The Fed should raise rates and cause a recession

Washington (Jun 7)  While the leadership of the Federal Reserve stresses that its decisions depend on economic data, some central bank watchers think policymakers would be better off closing their eyes and raising rates.

"There is no smooth way out of this monetary cycle," Peter Boockvar of the Lindsey Group wrote to CNBC on Tuesday. "We either get the rate adjustment out of the way now or stay on the path that is Japan. I'm for the former even though the odds of both a recession and a bear market are the likely outcomes in the short term."

One of the biggest questions for markets is whether the Federal Reserve will rates this summer, a move it could choose to make next week or in July. Market-implied odds of that event rose substantially after the minutes of the Fed's April meeting were released, but slipped again on Friday after a surprisingly poor jobs report.

It may seem odd that for Boockvar, as for many Fed critics, skepticism about the underlying strength of the economy is paired with the belief that rates have been too low for too long.

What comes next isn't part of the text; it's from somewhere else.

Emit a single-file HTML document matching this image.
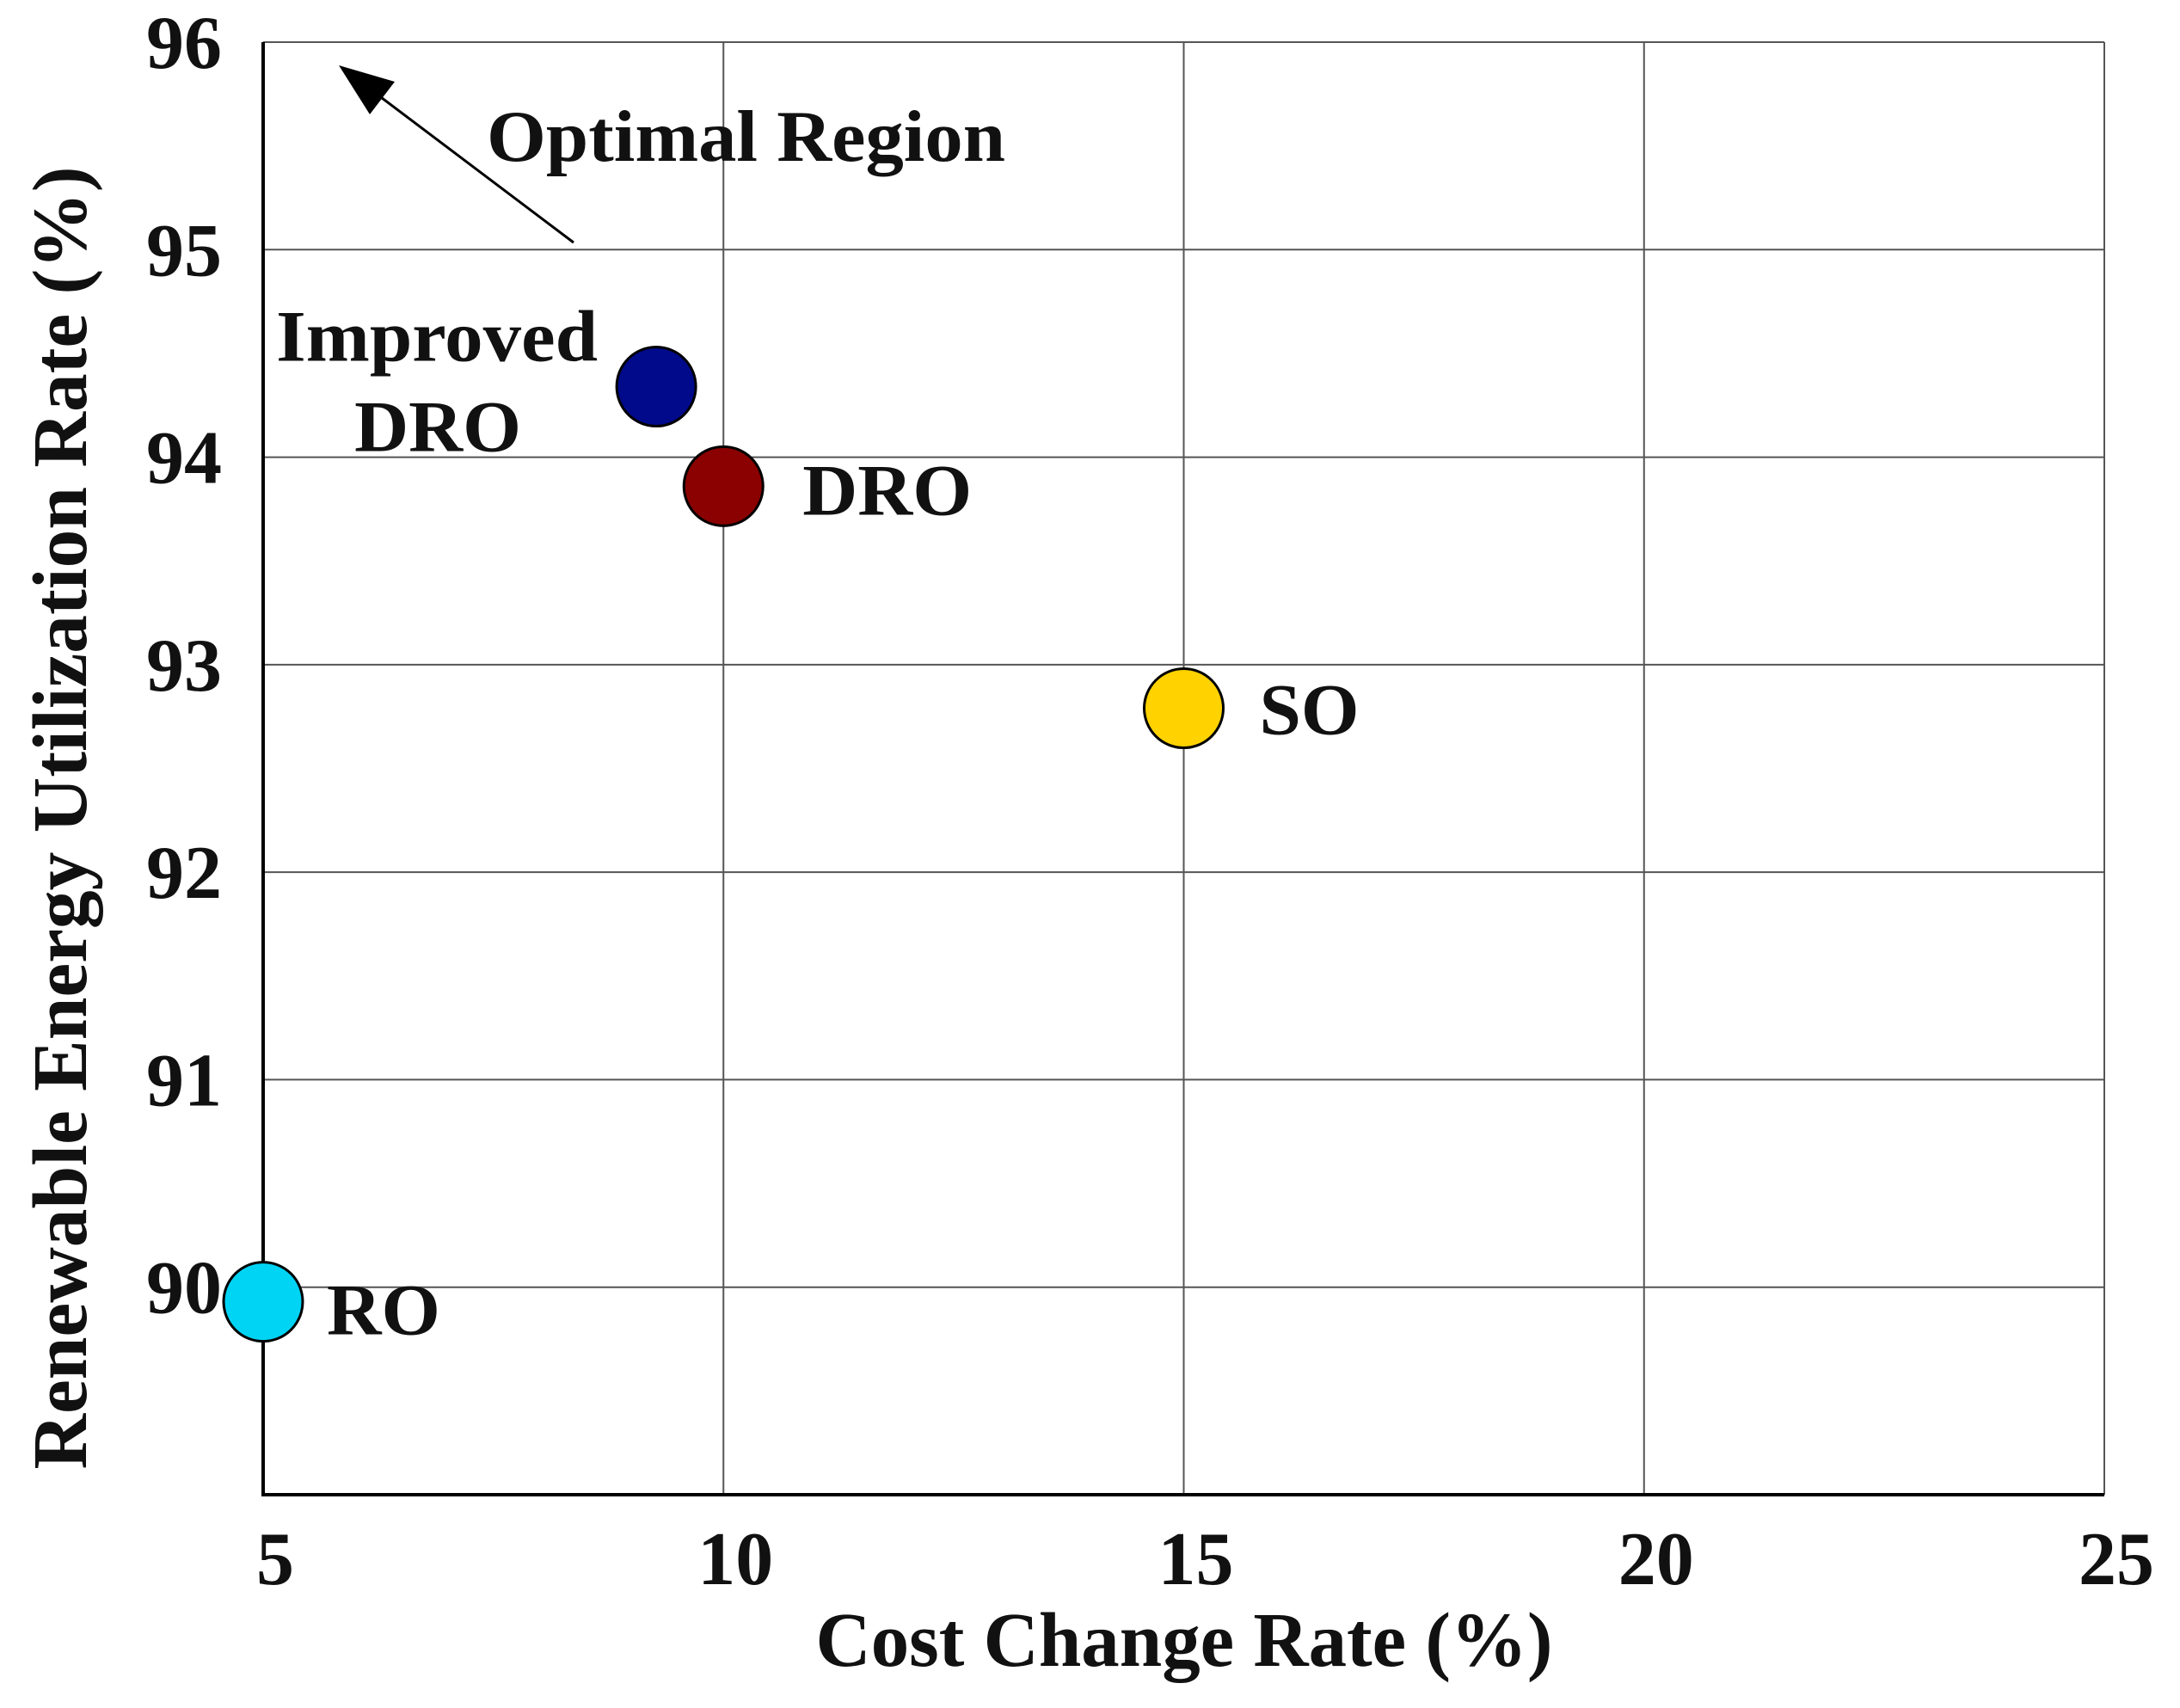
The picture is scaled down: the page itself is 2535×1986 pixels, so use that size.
<!DOCTYPE html>
<html><head><meta charset="utf-8"><style>
html,body{margin:0;padding:0;background:#fff}
svg{display:block}
text{font-family:"Liberation Serif",serif;font-weight:bold;fill:#111}
</style></head><body>
<svg id="chart" width="2535" height="1986" viewBox="0 0 2535 1986" xmlns="http://www.w3.org/2000/svg">
<g id="grid"></g>
<g id="axes"></g>
<g id="marks"></g>
<g>
<line x1="667" y1="282" x2="415" y2="92" stroke="#000" stroke-width="3"/>
<polygon points="394,76 430,133 459,95" fill="#000"/>
<text x="566" y="187" font-size="85" textLength="603" lengthAdjust="spacingAndGlyphs">Optimal Region</text>
</g>
<text x="1377" y="1937" font-size="90" text-anchor="middle" textLength="857" lengthAdjust="spacingAndGlyphs">Cost Change Rate (%)</text>
<text transform="translate(100,951) rotate(-90)" font-size="90" text-anchor="middle" textLength="1515" lengthAdjust="spacingAndGlyphs">Renewable Energy Utilization Rate (%)</text>
</svg>
<script>
const xTicks=[5,10,15,20,25];
const yTicks=[90,91,92,93,94,95,96];
const names=["Improved DRO","DRO","SO","RO"];
const costValues=[9.27,10,15,5];
const rateValues=[94.34,93.86,92.79,89.93];
const colors=["#000a8a","#8b0000","#ffd200","#00d4f5"];
const NS="http://www.w3.org/2000/svg";
const L=306,R=2447,T=49,B=1738;
function sx(v){return L+(v-5)/(25-5)*(R-L);}
function sy(v){return B-(v-89)/(96-89)*(B-T);}
function mk(tag,attrs,parent){const e=document.createElementNS(NS,tag);for(const k in attrs)e.setAttribute(k,attrs[k]);parent.appendChild(e);return e;}
const grid=document.getElementById('grid'),axes=document.getElementById('axes'),marks=document.getElementById('marks');
xTicks.forEach(t=>{
  const l=mk('line',{x1:sx(t),x2:sx(t),y1:T,y2:B,stroke:'#555','stroke-width':2},grid);
  
  
  const tx=mk('text',{x:sx(t)+14,y:1842,'font-size':88,'text-anchor':'middle'},axes);
  tx.textContent=t;
  
  
});
yTicks.forEach(t=>{
  const l=mk('line',{x1:L,x2:R,y1:sy(t),y2:sy(t),stroke:'#555','stroke-width':2},grid);
  
  
  const tx=mk('text',{x:258,y:sy(t)+30,'font-size':88,'text-anchor':'end'},axes);
  tx.textContent=t;
  
  
});
const ax1=mk('line',{x1:L,x2:L,y1:T,y2:B+2,stroke:'#000','stroke-width':4},axes);


const ax2=mk('line',{x1:L-2,x2:R,y1:B,y2:B,stroke:'#000','stroke-width':4},axes);


const labelPos=[null,[92,33,197],[88,30,116],[74,38,132]];
names.forEach((n,i)=>{
  const cx=sx(costValues[i]),cy=sy(rateValues[i]);
  const c=mk('circle',{cx:cx,cy:cy,r:46,fill:colors[i],stroke:'#000','stroke-width':3},marks);
  
  
  if(i===0){
    const t1=mk('text',{x:cx-68,y:cy-30,'font-size':85,'text-anchor':'end',textLength:374,lengthAdjust:'spacingAndGlyphs'},marks);
    t1.textContent='Improved';
    
    
    const t2=mk('text',{x:cx-157,y:cy+75,'font-size':85,'text-anchor':'end',textLength:194,lengthAdjust:'spacingAndGlyphs'},marks);
    t2.textContent='DRO';
    
    
  } else {
    const t=mk('text',{x:cx+labelPos[i][0],y:cy+labelPos[i][1],'font-size':85,textLength:labelPos[i][2],lengthAdjust:'spacingAndGlyphs'},marks);
    t.textContent=n;
    
    
  }
});
</script>
</body></html>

After all, subpar economic growth would seem to call out for lower rates, all things being equal. However, any disagreements about optimal Fed policy between the Peter Boockvars of the world and those who hew closer to the mainstream view are more philosophical than anything else.

In fact, Boockvar's belief about the Fed's rate policy is that there should not be one. "I think the Fed should be removed from price fixing the cost of short term money," he said. "The market every day should set it instead."

That is to say, Boockvar's Platonic conception of the Fed has the central bank acting as neither spur nor anchor. If Boockvar's Fed was a third-base coach, it would ever be signaling to the runner rounding second: "Make your own decision."

More specifically, Boockvar believes the federal funds rates "should never be below the level of core inflation," meaning it should now be at nearly 2 percent. On Monday, the effective rate was at 0.37 percent according to the New York Fed, which shows how high the rate needs to climb in Boockvar's estimation. Hence the lack of hypocrisy of Boockvar simultaneously saying the economy stinks and the Fed needs to raise rates.

Boockvar is aware that if the Fed actually substantially raises rates in the midst of an economic drought, the economy and stocks will suffer. But he says that right now, the central bank is "really stuck," given that a series of weak data points (more notably that jobs report) is getting between the Fed and its stated plan to raise rates if the data cooperate.

Even compared to a recession and a bear market, "staying trapped by waiting is dangerous from a longer-term perspective," he wrote to CNBC.